The exercise: Return all lines where the word "React" can be found.

◇ ◇ ◇ ◇ ◇

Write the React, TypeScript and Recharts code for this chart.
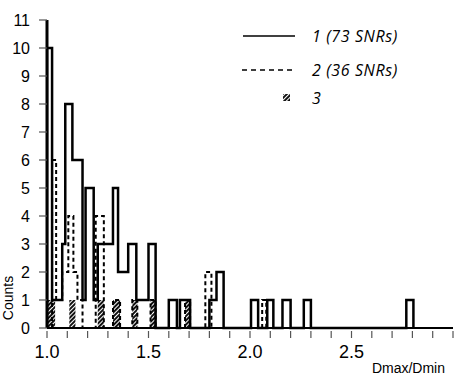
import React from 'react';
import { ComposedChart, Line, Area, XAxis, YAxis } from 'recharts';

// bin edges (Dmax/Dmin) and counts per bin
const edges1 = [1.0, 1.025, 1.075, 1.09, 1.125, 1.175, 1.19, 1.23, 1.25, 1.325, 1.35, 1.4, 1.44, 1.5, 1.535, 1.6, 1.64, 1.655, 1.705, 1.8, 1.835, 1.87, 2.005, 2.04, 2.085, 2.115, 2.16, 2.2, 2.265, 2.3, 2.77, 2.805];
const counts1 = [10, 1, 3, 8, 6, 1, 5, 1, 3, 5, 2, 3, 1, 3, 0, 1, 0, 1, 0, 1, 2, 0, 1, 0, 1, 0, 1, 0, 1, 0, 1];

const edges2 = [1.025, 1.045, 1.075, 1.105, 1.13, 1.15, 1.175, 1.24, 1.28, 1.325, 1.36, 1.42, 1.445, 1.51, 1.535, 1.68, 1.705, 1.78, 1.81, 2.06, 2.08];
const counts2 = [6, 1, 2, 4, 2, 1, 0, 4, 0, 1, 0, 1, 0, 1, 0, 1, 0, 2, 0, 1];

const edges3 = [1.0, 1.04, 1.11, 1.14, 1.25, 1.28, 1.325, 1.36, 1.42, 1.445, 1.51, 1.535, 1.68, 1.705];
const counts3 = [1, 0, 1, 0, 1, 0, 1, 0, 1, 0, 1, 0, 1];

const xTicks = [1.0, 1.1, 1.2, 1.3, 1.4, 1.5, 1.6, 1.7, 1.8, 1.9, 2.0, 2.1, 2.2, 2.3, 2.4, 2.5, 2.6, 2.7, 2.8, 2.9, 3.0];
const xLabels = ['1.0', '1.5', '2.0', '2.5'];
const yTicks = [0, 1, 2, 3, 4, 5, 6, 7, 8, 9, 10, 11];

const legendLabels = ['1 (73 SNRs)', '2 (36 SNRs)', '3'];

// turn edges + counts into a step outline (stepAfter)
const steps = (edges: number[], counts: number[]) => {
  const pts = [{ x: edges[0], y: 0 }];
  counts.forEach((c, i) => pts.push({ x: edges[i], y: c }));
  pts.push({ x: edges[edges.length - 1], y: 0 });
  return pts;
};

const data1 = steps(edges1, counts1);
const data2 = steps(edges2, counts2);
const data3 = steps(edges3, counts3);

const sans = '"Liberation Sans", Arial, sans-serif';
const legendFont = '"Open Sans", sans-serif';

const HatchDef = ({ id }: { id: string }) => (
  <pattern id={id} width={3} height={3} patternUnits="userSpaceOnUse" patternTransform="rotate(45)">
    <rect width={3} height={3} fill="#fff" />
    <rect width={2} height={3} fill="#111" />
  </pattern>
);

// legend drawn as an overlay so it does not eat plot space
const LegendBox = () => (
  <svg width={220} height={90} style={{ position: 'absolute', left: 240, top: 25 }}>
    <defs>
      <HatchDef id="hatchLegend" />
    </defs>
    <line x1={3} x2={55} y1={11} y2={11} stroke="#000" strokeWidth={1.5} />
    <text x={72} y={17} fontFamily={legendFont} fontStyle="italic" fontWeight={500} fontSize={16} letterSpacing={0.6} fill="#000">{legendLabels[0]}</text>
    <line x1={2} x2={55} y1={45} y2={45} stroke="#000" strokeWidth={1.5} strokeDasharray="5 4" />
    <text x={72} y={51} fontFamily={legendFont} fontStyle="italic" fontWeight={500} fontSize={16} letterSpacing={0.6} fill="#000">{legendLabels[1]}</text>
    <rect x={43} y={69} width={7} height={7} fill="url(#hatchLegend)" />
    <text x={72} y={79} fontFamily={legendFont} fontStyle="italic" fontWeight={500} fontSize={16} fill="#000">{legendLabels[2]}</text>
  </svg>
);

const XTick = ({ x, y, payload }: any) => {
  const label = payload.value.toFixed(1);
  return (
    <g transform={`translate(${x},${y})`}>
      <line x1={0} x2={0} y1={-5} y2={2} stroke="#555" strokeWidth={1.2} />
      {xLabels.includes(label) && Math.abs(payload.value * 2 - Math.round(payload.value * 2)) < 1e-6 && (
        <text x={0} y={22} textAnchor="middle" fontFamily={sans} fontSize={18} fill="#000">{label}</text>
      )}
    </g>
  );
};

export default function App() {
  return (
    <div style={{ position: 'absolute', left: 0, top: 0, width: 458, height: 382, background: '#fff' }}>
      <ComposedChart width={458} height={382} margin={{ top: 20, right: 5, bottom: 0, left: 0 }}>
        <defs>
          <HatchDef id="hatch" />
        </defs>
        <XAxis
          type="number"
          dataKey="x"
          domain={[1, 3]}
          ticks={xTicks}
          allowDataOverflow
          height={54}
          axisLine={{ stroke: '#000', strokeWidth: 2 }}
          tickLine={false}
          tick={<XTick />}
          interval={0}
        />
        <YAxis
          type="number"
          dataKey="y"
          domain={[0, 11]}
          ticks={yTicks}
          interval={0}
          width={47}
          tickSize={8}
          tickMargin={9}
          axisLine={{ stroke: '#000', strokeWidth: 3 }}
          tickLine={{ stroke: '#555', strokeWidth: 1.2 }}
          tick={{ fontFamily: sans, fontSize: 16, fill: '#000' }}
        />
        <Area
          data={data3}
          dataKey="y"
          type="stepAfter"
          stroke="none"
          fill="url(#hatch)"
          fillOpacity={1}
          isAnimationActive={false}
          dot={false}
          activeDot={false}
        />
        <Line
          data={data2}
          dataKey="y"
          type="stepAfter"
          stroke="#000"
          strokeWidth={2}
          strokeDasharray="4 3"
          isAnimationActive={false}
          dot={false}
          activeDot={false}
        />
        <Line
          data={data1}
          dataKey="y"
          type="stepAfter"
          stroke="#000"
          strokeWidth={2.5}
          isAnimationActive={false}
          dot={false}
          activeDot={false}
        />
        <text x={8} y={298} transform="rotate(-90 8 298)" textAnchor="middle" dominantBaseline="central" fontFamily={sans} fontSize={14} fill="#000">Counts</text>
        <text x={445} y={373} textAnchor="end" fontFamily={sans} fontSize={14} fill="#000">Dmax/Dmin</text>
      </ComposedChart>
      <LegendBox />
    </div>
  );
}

◇ ◇ ◇ ◇ ◇

Solution for this exercise:
Write the React, TypeScript and Recharts code for this chart.
import React from 'react';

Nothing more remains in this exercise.